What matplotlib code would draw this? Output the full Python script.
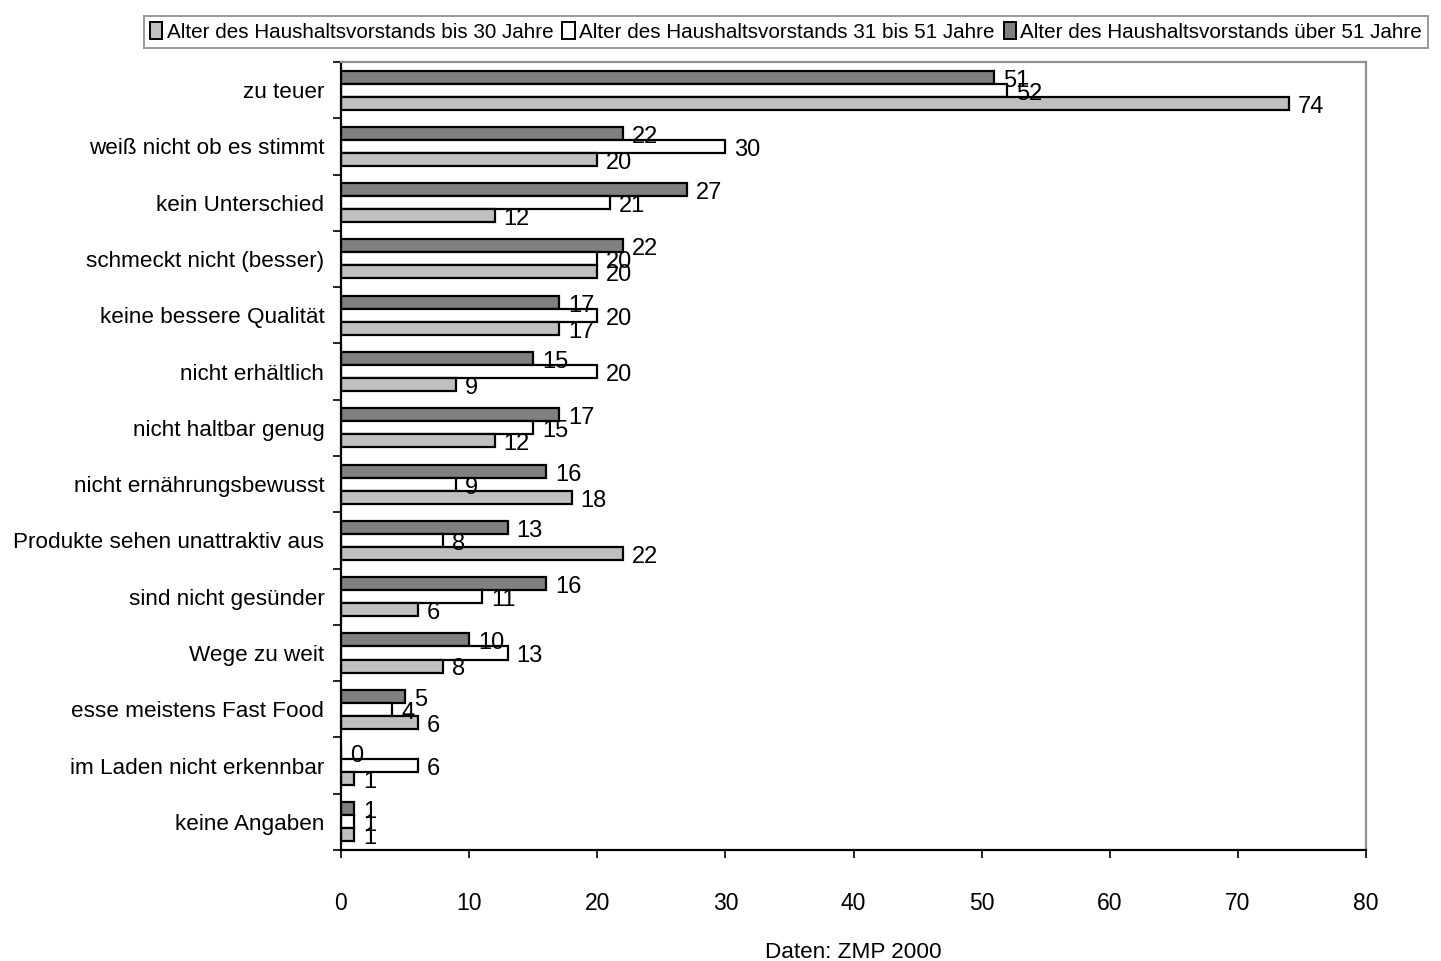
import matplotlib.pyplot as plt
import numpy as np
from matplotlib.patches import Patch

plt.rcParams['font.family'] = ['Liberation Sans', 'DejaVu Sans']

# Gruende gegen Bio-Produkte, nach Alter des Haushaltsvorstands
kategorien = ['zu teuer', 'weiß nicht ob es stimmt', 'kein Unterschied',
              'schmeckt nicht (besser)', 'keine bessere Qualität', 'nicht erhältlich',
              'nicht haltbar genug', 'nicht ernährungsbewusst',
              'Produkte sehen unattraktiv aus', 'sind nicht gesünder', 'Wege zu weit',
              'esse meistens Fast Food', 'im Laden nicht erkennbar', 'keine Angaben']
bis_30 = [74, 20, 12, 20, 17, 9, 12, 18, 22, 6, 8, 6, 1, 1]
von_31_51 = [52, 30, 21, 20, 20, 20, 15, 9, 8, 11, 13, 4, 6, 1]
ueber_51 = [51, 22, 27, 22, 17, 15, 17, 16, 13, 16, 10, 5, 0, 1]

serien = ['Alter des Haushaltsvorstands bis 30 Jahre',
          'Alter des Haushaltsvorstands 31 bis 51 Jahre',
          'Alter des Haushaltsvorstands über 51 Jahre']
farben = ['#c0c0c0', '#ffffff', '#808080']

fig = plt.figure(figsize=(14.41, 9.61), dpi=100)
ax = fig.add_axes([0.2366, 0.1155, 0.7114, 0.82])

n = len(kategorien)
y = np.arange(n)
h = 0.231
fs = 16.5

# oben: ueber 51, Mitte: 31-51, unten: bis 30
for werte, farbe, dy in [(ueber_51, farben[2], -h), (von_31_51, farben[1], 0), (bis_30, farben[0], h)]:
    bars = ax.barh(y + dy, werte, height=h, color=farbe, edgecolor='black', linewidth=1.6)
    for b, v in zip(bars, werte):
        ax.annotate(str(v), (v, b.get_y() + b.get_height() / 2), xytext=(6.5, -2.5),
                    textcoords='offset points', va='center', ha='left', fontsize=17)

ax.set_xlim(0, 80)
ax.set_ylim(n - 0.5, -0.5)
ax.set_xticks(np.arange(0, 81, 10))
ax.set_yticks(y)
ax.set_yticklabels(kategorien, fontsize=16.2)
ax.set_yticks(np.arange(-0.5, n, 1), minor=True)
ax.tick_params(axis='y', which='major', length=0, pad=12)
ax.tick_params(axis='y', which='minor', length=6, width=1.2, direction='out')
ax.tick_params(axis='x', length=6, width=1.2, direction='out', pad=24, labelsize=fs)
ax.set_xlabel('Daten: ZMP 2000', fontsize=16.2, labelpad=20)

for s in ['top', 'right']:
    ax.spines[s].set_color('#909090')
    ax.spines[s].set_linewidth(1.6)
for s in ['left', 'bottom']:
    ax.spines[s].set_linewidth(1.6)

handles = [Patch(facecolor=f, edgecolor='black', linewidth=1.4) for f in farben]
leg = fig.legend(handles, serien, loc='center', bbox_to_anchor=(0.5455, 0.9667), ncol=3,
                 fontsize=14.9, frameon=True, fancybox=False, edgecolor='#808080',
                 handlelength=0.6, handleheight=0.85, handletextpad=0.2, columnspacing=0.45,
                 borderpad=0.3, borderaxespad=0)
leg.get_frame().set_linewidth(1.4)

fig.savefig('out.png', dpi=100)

WHAT IS BEING ASKED >>
Return the listing above unchanged, apart from dropping its pictures.

RESULT OF THE TASK >>
What matplotlib code would draw this? Output the full Python script.
import matplotlib.pyplot as plt
import numpy as np
from matplotlib.patches import Patch

plt.rcParams['font.family'] = ['Liberation Sans', 'DejaVu Sans']

# Gruende gegen Bio-Produkte, nach Alter des Haushaltsvorstands
kategorien = ['zu teuer', 'weiß nicht ob es stimmt', 'kein Unterschied',
              'schmeckt nicht (besser)', 'keine bessere Qualität', 'nicht erhältlich',
              'nicht haltbar genug', 'nicht ernährungsbewusst',
              'Produkte sehen unattraktiv aus', 'sind nicht gesünder', 'Wege zu weit',
              'esse meistens Fast Food', 'im Laden nicht erkennbar', 'keine Angaben']
bis_30 = [74, 20, 12, 20, 17, 9, 12, 18, 22, 6, 8, 6, 1, 1]
von_31_51 = [52, 30, 21, 20, 20, 20, 15, 9, 8, 11, 13, 4, 6, 1]
ueber_51 = [51, 22, 27, 22, 17, 15, 17, 16, 13, 16, 10, 5, 0, 1]

serien = ['Alter des Haushaltsvorstands bis 30 Jahre',
          'Alter des Haushaltsvorstands 31 bis 51 Jahre',
          'Alter des Haushaltsvorstands über 51 Jahre']
farben = ['#c0c0c0', '#ffffff', '#808080']

fig = plt.figure(figsize=(14.41, 9.61), dpi=100)
ax = fig.add_axes([0.2366, 0.1155, 0.7114, 0.82])

n = len(kategorien)
y = np.arange(n)
h = 0.231
fs = 16.5

# oben: ueber 51, Mitte: 31-51, unten: bis 30
for werte, farbe, dy in [(ueber_51, farben[2], -h), (von_31_51, farben[1], 0), (bis_30, farben[0], h)]:
    bars = ax.barh(y + dy, werte, height=h, color=farbe, edgecolor='black', linewidth=1.6)
    for b, v in zip(bars, werte):
        ax.annotate(str(v), (v, b.get_y() + b.get_height() / 2), xytext=(6.5, -2.5),
                    textcoords='offset points', va='center', ha='left', fontsize=17)

ax.set_xlim(0, 80)
ax.set_ylim(n - 0.5, -0.5)
ax.set_xticks(np.arange(0, 81, 10))
ax.set_yticks(y)
ax.set_yticklabels(kategorien, fontsize=16.2)
ax.set_yticks(np.arange(-0.5, n, 1), minor=True)
ax.tick_params(axis='y', which='major', length=0, pad=12)
ax.tick_params(axis='y', which='minor', length=6, width=1.2, direction='out')
ax.tick_params(axis='x', length=6, width=1.2, direction='out', pad=24, labelsize=fs)
ax.set_xlabel('Daten: ZMP 2000', fontsize=16.2, labelpad=20)

for s in ['top', 'right']:
    ax.spines[s].set_color('#909090')
    ax.spines[s].set_linewidth(1.6)
for s in ['left', 'bottom']:
    ax.spines[s].set_linewidth(1.6)

handles = [Patch(facecolor=f, edgecolor='black', linewidth=1.4) for f in farben]
leg = fig.legend(handles, serien, loc='center', bbox_to_anchor=(0.5455, 0.9667), ncol=3,
                 fontsize=14.9, frameon=True, fancybox=False, edgecolor='#808080',
                 handlelength=0.6, handleheight=0.85, handletextpad=0.2, columnspacing=0.45,
                 borderpad=0.3, borderaxespad=0)
leg.get_frame().set_linewidth(1.4)

fig.savefig('out.png', dpi=100)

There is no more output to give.